Google's Android design guide is designed to help programmers help users.
(Credit:
screenshot by Stephen Shankland/CNET)
Google doesn't reject apps from the
Android Market just because they're ugly.
But that doesn't mean the company doesn't care--especially now that
Matias Duarte has seized the spotlight as director of Android user
experience. So, absent the banhammer, Google is trying gentler
persuasion to get others besides itself to care about designs that look
and work well in the Ice Cream Sandwich era.
For that reason,
Google released an Android design guide for ICS, aka Android 4.0. As my colleague
Kent German observes,
Google's accommodating ways have led to an inconsistent user experience
and varying app quality; perhaps this guide lead programmers down the
One True Path.
Perhaps programmers should know intuitively that they should present
alerts with short, direct, informal prose. Or that a long press now
means select an item, not trigger a menu of actions. Perhaps, but I
doubt it. If nothing else, there's an army of new programmers jumping
into mobile coding who need all the help they can get.
Programmer
Dion Almaer called the Android guide "Much-needed help to make sure your ice cream sandwich doesn't melt all over your users."
Mission accomplished?
Duarte, in an
interview in Wired, called the guide the second part of the ICS launch and said, "I can feel like it's finished. Like ICS is truly complete."
Complete? There's only one phone shipping that uses it, and Samsung's
Galaxy Nexus is expensive. The design guide is helpful, but coaxing
programmers to implement its tenets is another matter altogether. Even
eager coders will require time to adjust to the new look.
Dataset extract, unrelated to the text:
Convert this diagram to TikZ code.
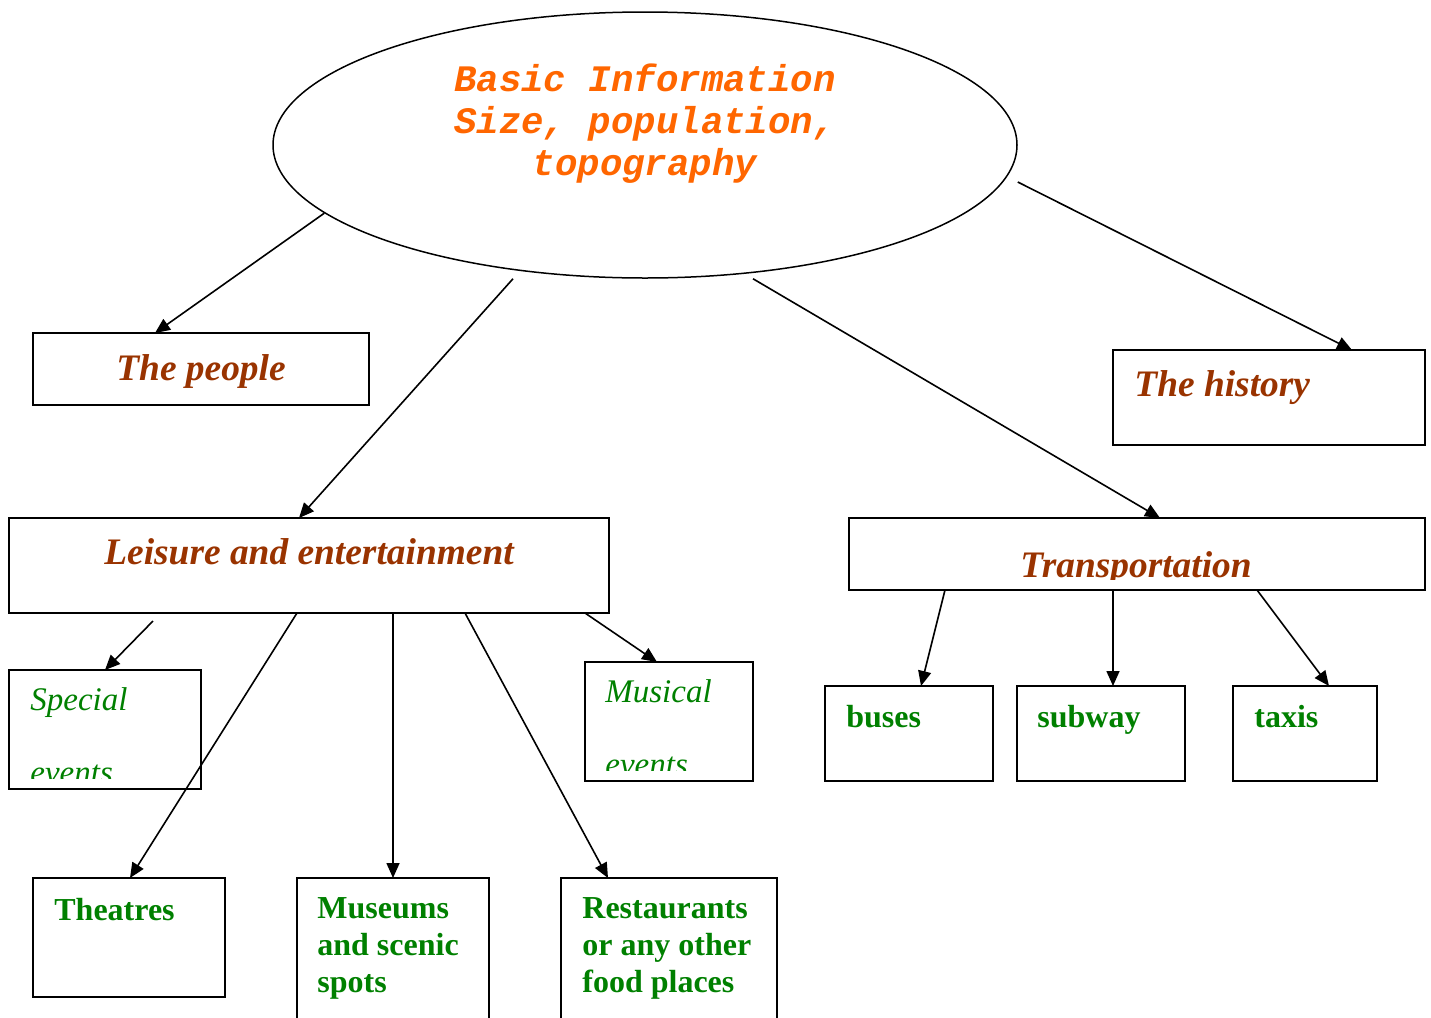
\documentclass[tikz,border=0pt]{standalone}
\usepackage{fontspec}
\setmainfont{Liberation Serif}
\newfontfamily\codefont{Liberation Mono}
\usetikzlibrary{shapes.geometric,arrows.meta}

\definecolor{infoorange}{HTML}{FF6600}
\definecolor{topicbrown}{HTML}{993300}
\definecolor{itemgreen}{HTML}{008000}

\tikzset{
    box/.style={draw, line width=1pt, inner sep=0pt, outer sep=0pt, anchor=north west},
    link/.style={-{Triangle[length=7.5pt,width=6.5pt]}, line width=0.8pt},
    info/.style={font=\codefont\fontsize{18.7}{21}\selectfont\bfseries\itshape, text=infoorange, inner sep=0pt, align=center},
    topic/.style={font=\fontsize{18.7}{21}\selectfont\bfseries\itshape, text=topicbrown, inner sep=0pt},
    item/.style={font=\fontsize{16}{18.5}\selectfont\bfseries, text=itemgreen, inner sep=0pt, anchor=base west, align=left},
    event/.style={font=\fontsize{16.5}{36.5}\selectfont\itshape, text=itemgreen, inner sep=0pt, anchor=base west, align=left}
}

\begin{document}
\begin{tikzpicture}[x=0.5pt, y=-0.5pt]
    \useasboundingbox (0,0) rectangle (1431,1018);

    \node[draw, ellipse, line width=0.75pt, minimum width=372pt, minimum height=133pt] (basic) at (645,145) {};
    \node[info, anchor=base] (basictext) at (645,175) {Basic Information\\Size, population,\\topography};

    \node[box, minimum width=168pt, minimum height=36pt] (people) at (33,333) {};
    \node[box, minimum width=156pt, minimum height=47.5pt] (history) at (1113,350) {};
    \node[box, minimum width=300pt, minimum height=47.5pt] (leisure) at (9,518) {};
    \node[box, minimum width=288pt, minimum height=36pt] (transport) at (849,518) {};
    \node[topic, anchor=base] (peopletext) at (201,380) {The people};
    \node[topic, anchor=base west] (historytext) at (1134,396) {The history};
    \node[topic, anchor=base] (leisuretext) at (309,564) {Leisure and entertainment};
    \begin{scope}
        \clip (transport.north west) rectangle ([yshift=5.5pt]transport.south east);
        \node[topic, anchor=base] (transporttext) at (1136,577) {Transportation};
    \end{scope}

    \node[box, minimum width=96pt, minimum height=59.5pt] (special) at (9,670) {};
    \node[box, minimum width=84pt, minimum height=59.5pt] (musical) at (585,662) {};
    \begin{scope}
        \clip (special.north west) rectangle ([yshift=5.5pt]special.south east);
        \node[event] (specialtext) at (30,783) {Special\\events};
    \end{scope}
    \begin{scope}
        \clip (musical.north west) rectangle ([yshift=5.5pt]musical.south east);
        \node[event] (musicaltext) at (605,775) {Musical\\events};
    \end{scope}

    \node[box, minimum width=96pt, minimum height=59.5pt] (theatres) at (33,878) {};
    \node[box, minimum width=96pt, minimum height=75pt] (museums) at (297,878) {};
    \node[box, minimum width=108pt, minimum height=75pt] (restaurants) at (561,878) {};
    \node[item] (theatrestext) at (54,920) {Theatres};
    \node[item] (museumstext) at (317,992) {Museums\\and scenic\\spots};
    \node[item] (restaurantstext) at (582,992) {Restaurants\\or any other\\food places};

    \node[box, minimum width=84pt, minimum height=47.5pt] (buses) at (825,686) {};
    \node[box, minimum width=84pt, minimum height=47.5pt] (subway) at (1017,686) {};
    \node[box, minimum width=72pt, minimum height=47.5pt] (taxis) at (1233,686) {};
    \node[item] (busestext) at (846,727) {buses};
    \node[item] (subwaytext) at (1037,727) {subway};
    \node[item] (taxistext) at (1254,727) {taxis};

    \draw[link] (basic.192) -- ([xshift=61pt]people.north west);
    \draw[link] ([xshift=-66pt]basic.south) -- ([xshift=145pt]leisure.north west);
    \draw[link] ([xshift=54pt]basic.south) -- ([xshift=155.5pt]transport.north west);
    \draw[link] ([yshift=-18.5pt]basic.east) -- ([xshift=119.5pt]history.north west);

    \draw[link] ([xshift=72pt, yshift=-4pt]leisure.south west) -- ([xshift=48pt]special.north west);
    \draw[link] ([xshift=144pt]leisure.south west) -- ([xshift=48.5pt]theatres.north west);
    \draw[link] ([xshift=192pt]leisure.south west) -- (museums.north);
    \draw[link] ([xshift=228pt]leisure.south west) -- ([xshift=23.5pt]restaurants.north west);
    \draw[link] ([xshift=288pt]leisure.south west) -- ([xshift=36pt]musical.north west);

    \draw[link] ([xshift=48pt]transport.south west) -- ([xshift=48pt]buses.north west);
    \draw[link] ([xshift=132pt]transport.south west) -- ([xshift=48pt]subway.north west);
    \draw[link] ([xshift=204pt]transport.south west) -- ([xshift=48pt]taxis.north west);
\end{tikzpicture}
\end{document}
Google doesn't want any iOS-style or Windows-style objects creeping into Android apps.
(Credit:
Google)
Maybe Duarte meant that Google has completely laid the Android 4.0 foundations. Because in the real world, ICS has barely begun.
Duarte has been making the rounds last year ever since Google released
Android 4.0 trying to convince the world that good design is a priority
for Google and that it will pay off for those in the Android world. A
public-relations road show is only so helpful, though.
Ice Cream Sandwich has won praise as the best Android version to date,
but ICS' success hinges on more than just the apps and underlying OS
that Google has released: People spend a lot of time using third-party
apps. The guide could help make Android more consistent and easier to
use--and therefore more competitive with Apple's iOS.
There's plenty of vagueness in the guide: "Make the user feel safe,
happy, and energized," for example, or, "Android apps empower people to
try new things and to use apps in inventive new ways."
But a certain amount of aspirational guidance is perfectly appropriate,
and the guide has lots of more concrete advice, too, for things like
when to display notifications and
sizing elements with density-independent pixels (dp).
What's Android's back button supposed to do? Google explains.
(Credit:
screenshot by Stephen Shankland/CNET)
Room for improvement
I still see plenty of room for improvement. I can see people being
confused whether they should look to the navigation bar and action bars
to get things done. I've found the back button handy on Android, but it
behaves unpredictably for me sometimes, and there's no forward button to
undo your action. Now ICS introduces the
up button as well as the back button,
only the up button points left, not up. Perhaps Google should have gone
all the way and ditched the back button altogether. Perhaps the idea of
dropping the original design so completely in favor of something so
iOS-like stuck in Google's craw.
Well, at least programmers have a better idea of what to do. Overall, the guide is helpful as a resource for programmers.
Perhaps as important, it tells users that Google is trying to help them, too.